Do Presidents get to say what they really think only in their farewell speeches? In his farewell speech President Eisenhower warned of a military-industrial complex that was getting too big for its own good, and the good of American society. It was a warning all the more startling, coming from a military man who, as a moderate Republican, had hardly been an enemy of Big Business. But Eisenhower thought he saw an alliance of special interests threatening to get out of control and make a farce of democratic processes, and at the very last minute he said so.
In his farewell speech President Carter addressed himself, first and foremost , to "the threat of nuclear destruction." Thirty-five years after Hiroshima, he said, "the danger is becoming greater" and "it may only be a matter of time before madness, desperation, greed or miscalculation lets loose that terrible force."
He noted that a nuclear war in the '80s would last only half a day.Yet "more destructive power than in all of World War II would be unleashed every second for the long afternoon it would take for all the missiles and bombs to fall." And more people -- most of them civilians, of course -- would be "killed in the first few hours than in all the wars of history put together."

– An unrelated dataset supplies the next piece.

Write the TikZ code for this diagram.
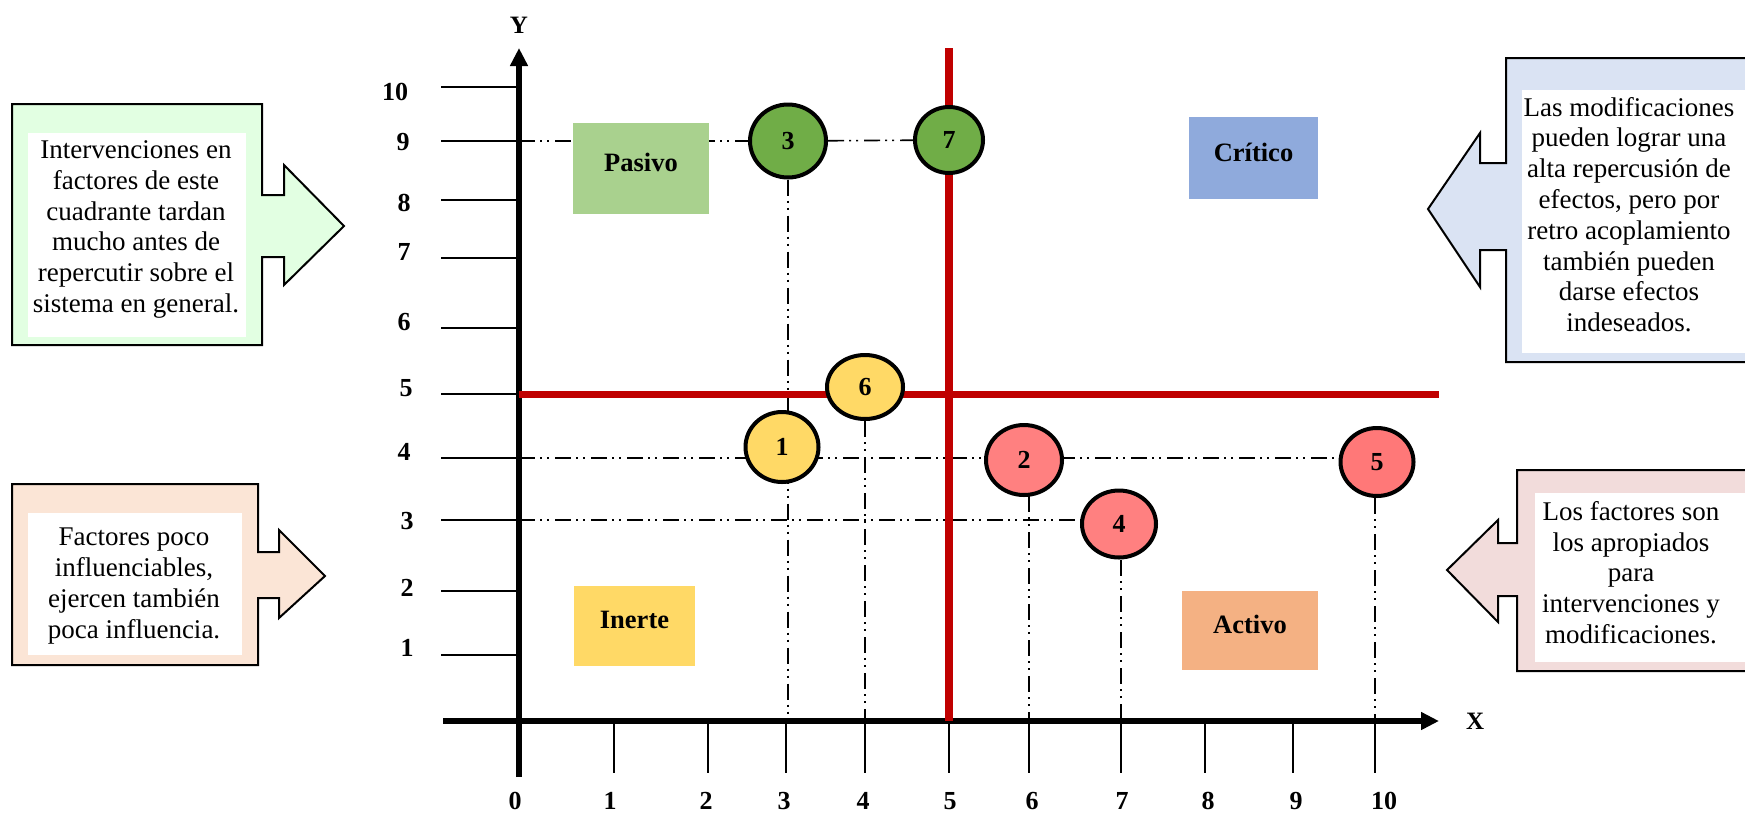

Mr. Carter concluded: "The survivors, if any, would live in despair amid the poisoned ruins of a civilization that had committed suicide."
In farewell speeches one hears the voices of men shaken by a closeup view of power and what power can do.
What a contrast to inauguration speeches! In inauguration speeches Presidents conjure up New Frontiers and hint, as Mr. Carter did, of a populism that will unite leaders and citizens in the promise of national greatness, as of yore.
An incoming President would not be able to say things an exiting President says, even if he wanted to. The new man must maintain the confident, can-do posture expected of a fresh leader. But an incoming President would not want to say those things anyway.
The incoming President -- even when he is older than the going President -- is, by the comparison of experience, a youth, full of the expectations of youth. Still cresting from his election, he feels like a winner. He tastes, mostly, the sweetness of power.
One recalls the first White House days of John Kennedy -- rising early, roaming into the mail room to open letters himself because he simply could not wait, rather like a charming child on Christmas morning with the toy he had always wanted.
After the Bay of Pigs, after the Cuban missile crisis, what would President Kennedy have said in his farewell speech?
Every outgoing President becomes, in a sense, father, passing on power to the next generation with the warning: "It's not as easy, it's not as innocent as you think."
Fathers, as every son knows, are made to be ignored. And, to an extent, sons are right. Fathers can be tired. Fathers can be prematurely despairing -- too fatalistic about defeat.
At the moment, it would be a small act of cruelty to put the beaming face of Ronald Reagan beside the long-distance-runner face of Jimmy Carter.
he mood of farewell speeches goes away, even for the speaker. Eisenhower went back to playing golf. A young man as ex-President go, Mr. Carter may forget his own words and find himself back in the swing of politics-as-usual -- the game whose only object is to throw the other team out and regain possession of the playing field by the Potomac.
Is there no halfway point between exultant newcomer, itching to get his hands on the controls, and weary King Lear, with nightmares of World War III, recoiling from the finger on the button?
Mr. Carter is planning to write a book. A lot of officeholders' memoirs are cautious exercises in self- justification -- flower arrangements at the base of the monument. Perhaps Mr. Carter can break the formula. Perhaps he can tell us what the power of the White House looked like in the beginning and what it looked like at the end and why, in between, a President so often cannot seem to do w hat he wants to do, or ought to do.